Der Konflikt beruht auf unklaren Formulierungen im Gesetzestext. "Man kann sich ein schöneres Gesetz vorstellen", sagte der Vorsitzende des 5a-Senats, Wolfgang Dreher. Es sei "nicht gerade pflegeleicht anzuwenden." Die unter der von Bundeskanzler Gerhard Schröder geführten rot-grünen Bundesregierung beschlossene Reform sieht Leistungskürzungen von bis zu 10,8 Prozent vor, wenn Erwerbsminderungsrenten vor dem 63. Lebensjahr in Anspruch genommen werden. Gleichzeitig sollten die Leistungen für jüngere Rentner künftig so berechnet werden, als hätten sie schon bis zu ihrem 60. Geburtstag Beiträge gezahlt.

Ob auch sie die Abschläge hinnehmen müssen, ist jedoch nicht eindeutig ausgedrückt. Die Rentenversicherung geht davon aus und zahlt den unter 60-Jährigen, deren Klagen am Dienstag vor dem Bundessozialgericht wurden, deshalb bis zu 45 Euro im Monat weniger aus. "Das ist kein Pappenstiel", befand Senatsvorsitzender Dreher. Dennoch schloss er sich der Sicht der Rentenkasse an. Der Gesetzgeber habe diese Kürzung gewollt und seinen Spielraum damit auch nicht überschritten.

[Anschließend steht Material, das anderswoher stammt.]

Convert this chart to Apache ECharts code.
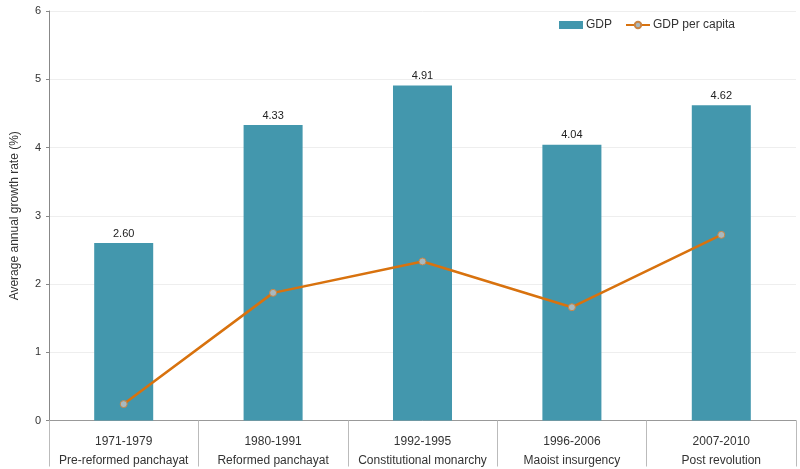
<!DOCTYPE html>
<html>
<head>
<meta charset="utf-8">
<script src="https://cdn.jsdelivr.net/npm/echarts@6/dist/echarts.min.js"></script>
<style>
html,body{margin:0;padding:0;background:#fff;}
#chart{width:800px;height:469px;}
</style>
</head>
<body>
<div id="chart"></div>
<script>
var periods = ['1971-1979', '1980-1991', '1992-1995', '1996-2006', '2007-2010'];
var eras = ['Pre-reformed panchayat', 'Reformed panchayat', 'Constitutional monarchy', 'Maoist insurgency', 'Post revolution'];
var gdp = [2.60, 4.33, 4.91, 4.04, 4.62];
var gdpPerCapita = [0.24, 1.87, 2.33, 1.66, 2.72];
var yTicks = [0, 1, 2, 3, 4, 5, 6];

var categories = periods.map(function (p, i) { return p + '\n' + eras[i]; });

var chart = echarts.init(document.getElementById('chart'));
chart.setOption({
  animation: false,
  textStyle: { fontFamily: '"Liberation Sans", Arial, sans-serif' },
  legend: {
    top: 14,
    left: 554,
    itemWidth: 24,
    itemHeight: 8,
    itemGap: 13,
    textStyle: { fontSize: 12, color: '#333', padding: [0, 0, 0, -2], fontFamily: '"Liberation Sans", Arial, sans-serif' },
    data: [
      { name: 'GDP', icon: 'rect' },
      { name: 'GDP per capita' }
    ]
  },
  grid: { left: 49, right: 4, top: 11, bottom: 48.5, containLabel: false, outerBoundsMode: 'none' },
  xAxis: {
    type: 'category',
    data: categories,
    boundaryGap: true,
    axisLine: { show: true, lineStyle: { color: '#999', width: 1 } },
    axisTick: { show: true, interval: 0, length: 46, lineStyle: { color: '#bbb' } },
    axisLabel: {
      interval: 0,
      margin: 12,
      color: '#333',
      fontSize: 12,
      lineHeight: 19,
      fontFamily: '"Liberation Sans", Arial, sans-serif'
    },
    splitLine: { show: false }
  },
  yAxis: {
    type: 'value',
    min: yTicks[0],
    max: yTicks[yTicks.length - 1],
    interval: 1,
    name: 'Average annual growth rate (%)',
    nameLocation: 'middle',
    nameGap: 28,
    nameTextStyle: { color: '#333', fontSize: 12, fontFamily: '"Liberation Sans", Arial, sans-serif' },
    axisLine: { show: true, lineStyle: { color: '#888' } },
    axisTick: { show: true, length: 3, lineStyle: { color: '#888' } },
    axisLabel: { color: '#333', fontSize: 11, margin: 8 },
    splitLine: { show: true, lineStyle: { color: '#eeeeee' } }
  },
  series: [
    {
      name: 'GDP',
      type: 'bar',
      data: gdp,
      barWidth: '39.5%',
      itemStyle: { color: '#4397ad' },
      label: {
        show: true,
        position: 'top',
        distance: 4,
        color: '#222',
        fontSize: 11,
        formatter: function (p) { return p.value.toFixed(2); }
      }
    },
    {
      name: 'GDP per capita',
      type: 'line',
      data: gdpPerCapita,
      symbol: 'circle',
      symbolSize: 7,
      lineStyle: { color: '#d8720e', width: 2.5 },
      itemStyle: { color: '#a9b9bf', borderColor: '#c98545', borderWidth: 1 },
      z: 3
    }
  ]
});
</script>
</body>
</html>
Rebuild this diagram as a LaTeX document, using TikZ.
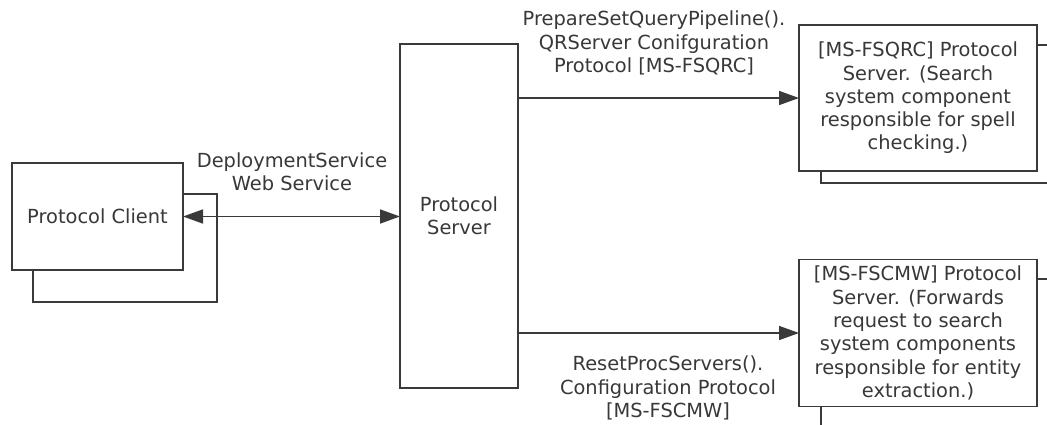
\documentclass[tikz,border=0pt]{standalone}
\usepackage{fontspec}
\setmainfont{DejaVu Sans}
\usetikzlibrary{arrows.meta}
\definecolor{linec}{HTML}{3A3A3A}
\definecolor{textc}{HTML}{383838}
\tikzset{
  box/.style={draw=linec, line width=1.8pt, fill=white, inner sep=0pt, outer sep=0pt},
  txt/.style={text=textc, align=center, font=\fontsize{19.4}{23.3}\selectfont, inner sep=0pt},
  conn/.style={draw=linec, line width=1.6pt},
  tip/.style={-{Triangle[length=20pt,width=14pt]}},
  tips/.style={{Triangle[length=20pt,width=14pt]}-{Triangle[length=20pt,width=14pt]}}
}
\begin{document}
\begin{tikzpicture}[x=1pt,y=-1pt]
\useasboundingbox (0,0) rectangle (1047,424);
\clip (0,0) rectangle (1047,424);
\fill[white] (0,0) rectangle (1047,424);
% back boxes
\node[box, minimum width=184pt, minimum height=108pt] (clientback) at (125,248) {};
\node[box, minimum width=240pt, minimum height=138pt] (fsqrcback) at (941,114) {};
\node[box, minimum width=240pt, minimum height=160pt] (fscmwback) at (941,359) {};
% front boxes
\node[box, minimum width=171pt, minimum height=107pt, txt] (client) at (97.5,216.5) {Protocol Client};
\node[box, minimum width=118pt, minimum height=344pt, txt] (server) at (459,216) {Protocol\\Server};
\node[box, minimum width=238pt, minimum height=146pt, txt] (fsqrc) at (918,98) {{[MS-FSQRC]} Protocol\\Server. (Search\\system component\\responsible for spell\\checking.)};
\node[box, minimum width=238pt, minimum height=147pt, txt] (fscmw) at (918,333) {{[MS-FSCMW]} Protocol\\Server. (Forwards\\request to search\\system components\\responsible for entity\\extraction.)};
% connectors
\draw[conn, tips] (client.east) -- (client.east -| server.west);
\draw[conn, tip] (server.east |- fsqrc.west) -- (fsqrc.west);
\draw[conn, tip] (server.east |- fscmw.west) -- (fscmw.west);
% labels
\node[txt] (lbldeploy) at (292,172) {DeploymentService\\Web Service};
\node[txt] (lblfsqrc) at (654,43) {PrepareSetQueryPipeline().\\QRServer Conifguration\\Protocol {[MS-FSQRC]}};
\node[txt] (lblfscmw) at (668,388) {ResetProcServers().\\Configuration Protocol\\{[MS-FSCMW]}};
\end{tikzpicture}
\end{document}
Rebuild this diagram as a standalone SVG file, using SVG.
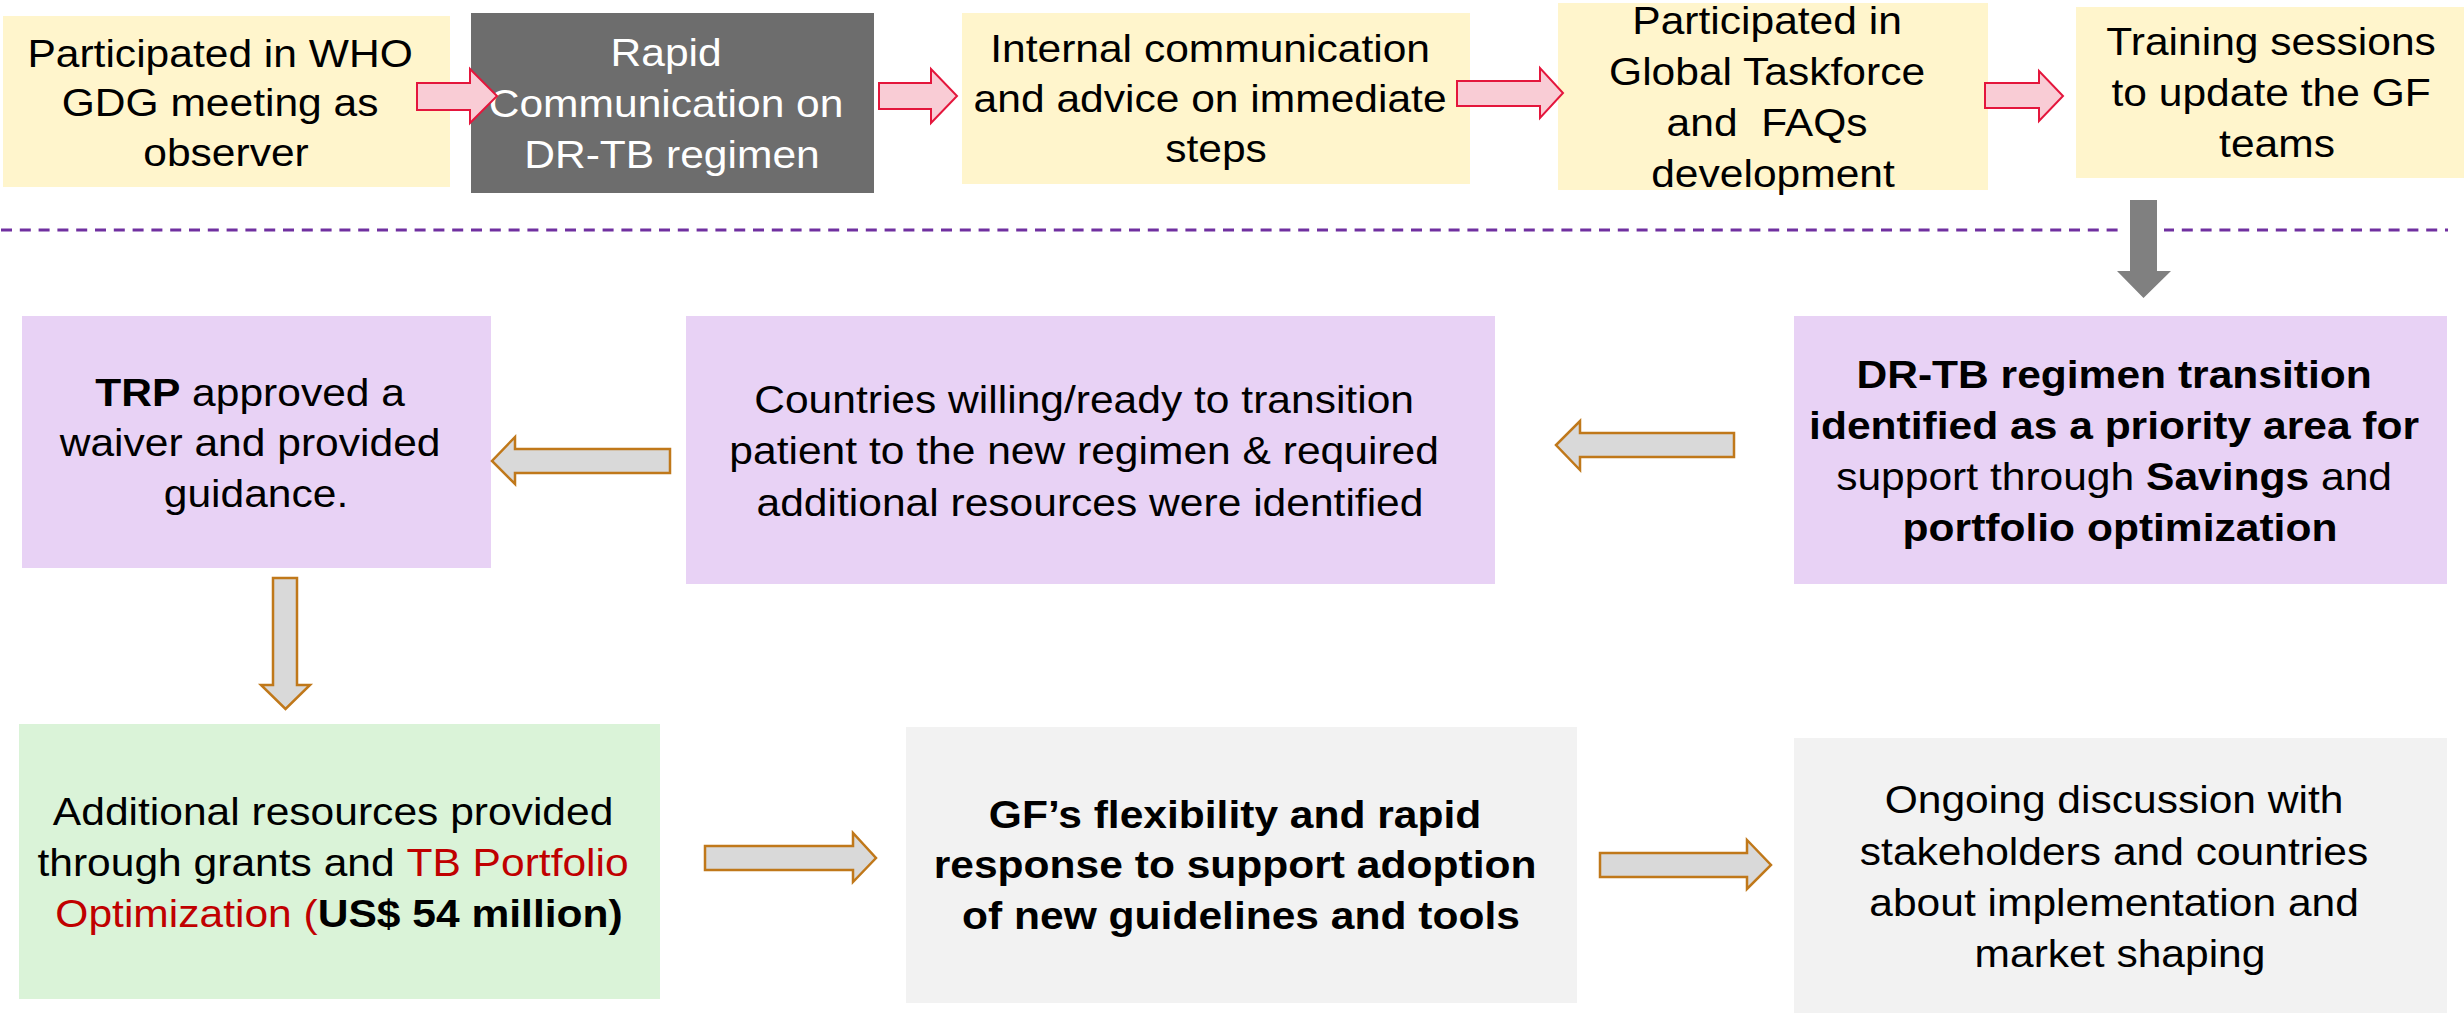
<svg xmlns="http://www.w3.org/2000/svg" width="2464" height="1014" viewBox="0 0 2464 1014">
  <style>
    .t { font-family: "Liberation Sans", Arial, sans-serif; font-size: 38px; fill: #000; text-anchor: middle; }
    .w { fill: #fff; }
    .b { font-weight: bold; }
    .red { fill: #C00000; }
    .yellow { fill: #FFF5CC; }
    .dark { fill: #6D6D6D; }
    .purple { fill: #E8D2F5; }
    .green { fill: #DAF3D8; }
    .grey { fill: #F2F2F2; }
    .pink-arrow { fill: #F9CCD5; stroke: #E4163C; stroke-width: 2; stroke-linejoin: miter; }
    .gold-arrow { fill: #D9D9D9; stroke: #C0781A; stroke-width: 2.5; stroke-linejoin: miter; }
    .divider { stroke: #7030A0; stroke-width: 3; stroke-dasharray: 11 7.8; fill: none; }
  </style>

  <rect x="0" y="0" width="2464" height="1014" fill="#fff"/>

  <!-- separator between the two phases -->
  <line class="divider" x1="1" y1="230" x2="2448" y2="230"/>

  <!-- top row -->
  <g id="who-gdg">
    <rect class="yellow" x="3" y="16" width="447" height="171"/>
    <text class="t" transform="matrix(1.12 0 0 1 226 0)">
      <tspan x="0" y="67">Participated in WHO</tspan>
      <tspan x="0" y="116">GDG meeting as</tspan>
      <tspan x="0" y="166">observer</tspan>
    </text>
  </g>

  <g id="rapid-communication">
    <rect class="dark" x="471" y="13" width="403" height="180"/>
    <text class="t w" transform="matrix(1.12 0 0 1 672 0)">
      <tspan x="0" y="66">Rapid</tspan>
      <tspan x="0" y="117">Communication on</tspan>
      <tspan x="0" y="168">DR-TB regimen</tspan>
    </text>
  </g>

  <g id="internal-communication">
    <rect class="yellow" x="962" y="13" width="508" height="171"/>
    <text class="t" transform="matrix(1.12 0 0 1 1216 0)">
      <tspan x="0" y="62">Internal communication</tspan>
      <tspan x="0" y="112">and advice on immediate</tspan>
      <tspan x="0" y="162">steps</tspan>
    </text>
  </g>

  <g id="global-taskforce">
    <rect class="yellow" x="1558" y="3" width="430" height="187"/>
    <text class="t" transform="matrix(1.12 0 0 1 1773 0)">
      <tspan x="0" y="34">Participated in</tspan>
      <tspan x="0" y="85">Global Taskforce</tspan>
      <tspan x="0" y="136">and&#160; FAQs</tspan>
      <tspan x="0" y="187">development</tspan>
    </text>
  </g>

  <g id="training-sessions">
    <rect class="yellow" x="2076" y="7" width="388" height="171"/>
    <text class="t" transform="matrix(1.12 0 0 1 2277 0)">
      <tspan x="0" y="55">Training sessions</tspan>
      <tspan x="0" y="106">to update the GF</tspan>
      <tspan x="0" y="157">teams</tspan>
    </text>
  </g>

  <!-- middle row -->
  <g id="trp-waiver">
    <rect class="purple" x="22" y="316" width="469" height="252"/>
    <text class="t" transform="matrix(1.12 0 0 1 256 0)">
      <tspan x="0" y="406"><tspan class="b">TRP</tspan> approved a</tspan>
      <tspan x="0" y="456">waiver and provided</tspan>
      <tspan x="0" y="507">guidance.</tspan>
    </text>
  </g>

  <g id="countries-ready">
    <rect class="purple" x="686" y="316" width="809" height="268"/>
    <text class="t" transform="matrix(1.12 0 0 1 1090 0)">
      <tspan x="0" y="413">Countries willing/ready to transition</tspan>
      <tspan x="0" y="464">patient to the new regimen &amp; required</tspan>
      <tspan x="0" y="516">additional resources were identified</tspan>
    </text>
  </g>

  <g id="priority-area">
    <rect class="purple" x="1794" y="316" width="653" height="268"/>
    <text class="t" transform="matrix(1.12 0 0 1 2120 0)">
      <tspan x="0" y="388" class="b">DR-TB regimen transition</tspan>
      <tspan x="0" y="439" class="b">identified as a priority area for</tspan>
      <tspan x="0" y="490">support through <tspan class="b">Savings</tspan> and</tspan>
      <tspan x="0" y="541" class="b">portfolio optimization</tspan>
    </text>
  </g>

  <!-- bottom row -->
  <g id="additional-resources">
    <rect class="green" x="19" y="724" width="641" height="275"/>
    <text class="t" transform="matrix(1.12 0 0 1 339 0)">
      <tspan x="0" y="825">Additional resources provided</tspan>
      <tspan x="0" y="876">through grants and <tspan class="red">TB Portfolio</tspan></tspan>
      <tspan x="0" y="927"><tspan class="red">Optimization (</tspan><tspan class="b">US$ 54 million)</tspan></tspan>
    </text>
  </g>

  <g id="gf-flexibility">
    <rect class="grey" x="906" y="727" width="671" height="276"/>
    <text class="t b" transform="matrix(1.12 0 0 1 1241 0)">
      <tspan x="0" y="828">GF’s flexibility and rapid</tspan>
      <tspan x="0" y="878">response to support adoption</tspan>
      <tspan x="0" y="929">of new guidelines and tools</tspan>
    </text>
  </g>

  <g id="ongoing-discussion">
    <rect class="grey" x="1794" y="738" width="653" height="275"/>
    <text class="t" transform="matrix(1.12 0 0 1 2120 0)">
      <tspan x="0" y="813">Ongoing discussion with</tspan>
      <tspan x="0" y="865">stakeholders and countries</tspan>
      <tspan x="0" y="916">about implementation and</tspan>
      <tspan x="0" y="967">market shaping</tspan>
    </text>
  </g>

  <!-- block arrows linking the steps -->
  <g id="connectors">
    <polygon class="pink-arrow" points="417,83 470,83 470,69 497,96 470,123 470,110 417,110"/>
    <polygon class="pink-arrow" points="879,83 931,83 931,69 957,96 931,123 931,109 879,109"/>
    <polygon class="pink-arrow" points="1457,81 1540,81 1540,68 1563,93 1540,118 1540,106 1457,106"/>
    <polygon class="pink-arrow" points="1985,83 2039,83 2039,71 2063,96 2039,121 2039,108 1985,108"/>

    <!-- drop from the top row into the middle row, with a white halo over the divider -->
    <polygon points="2130,200 2157,200 2157,271 2171,271 2143.5,298 2117,271 2130,271" fill="#fff" stroke="#fff" stroke-width="14" stroke-linejoin="round"/>
    <polygon points="2130,200 2157,200 2157,271 2171,271 2143.5,298 2117,271 2130,271" fill="#808080"/>

    <polygon class="gold-arrow" points="1734,433 1580,433 1580,421 1556,445 1580,470 1580,457 1734,457"/>
    <polygon class="gold-arrow" points="670,449 515,449 515,437 492,461 515,484 515,473 670,473"/>
    <polygon class="gold-arrow" points="273,578 297,578 297,685 310,685 285.5,709 261,685 273,685"/>
    <polygon class="gold-arrow" points="705,846 853,846 853,833 876,858 853,882 853,870 705,870"/>
    <polygon class="gold-arrow" points="1600,853 1747,853 1747,840 1771,865 1747,889 1747,877 1600,877"/>
  </g>
</svg>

Wegen der widerstreitenden Ansichten im eigenen Haus konnte der Senat kein Urteil fällen, sondern nur einen Beschluss fassen: Die anderen für Rentenfragen zuständigen Richterkollegen werden offiziell gefragt, ob sie an dem alten Urteil festhalten. Das gilt allerdings als eher unwahrscheinlich. Denn der 13. Senat, an den sich die Anfrage richtet, hat die damalige Entscheidung gar nicht getroffen. Das war der 4. Senat, der seit einer Neuordnung der Zuständigkeiten im vergangenen Jahr nicht mehr über Rentenstreitigkeiten urteilen darf.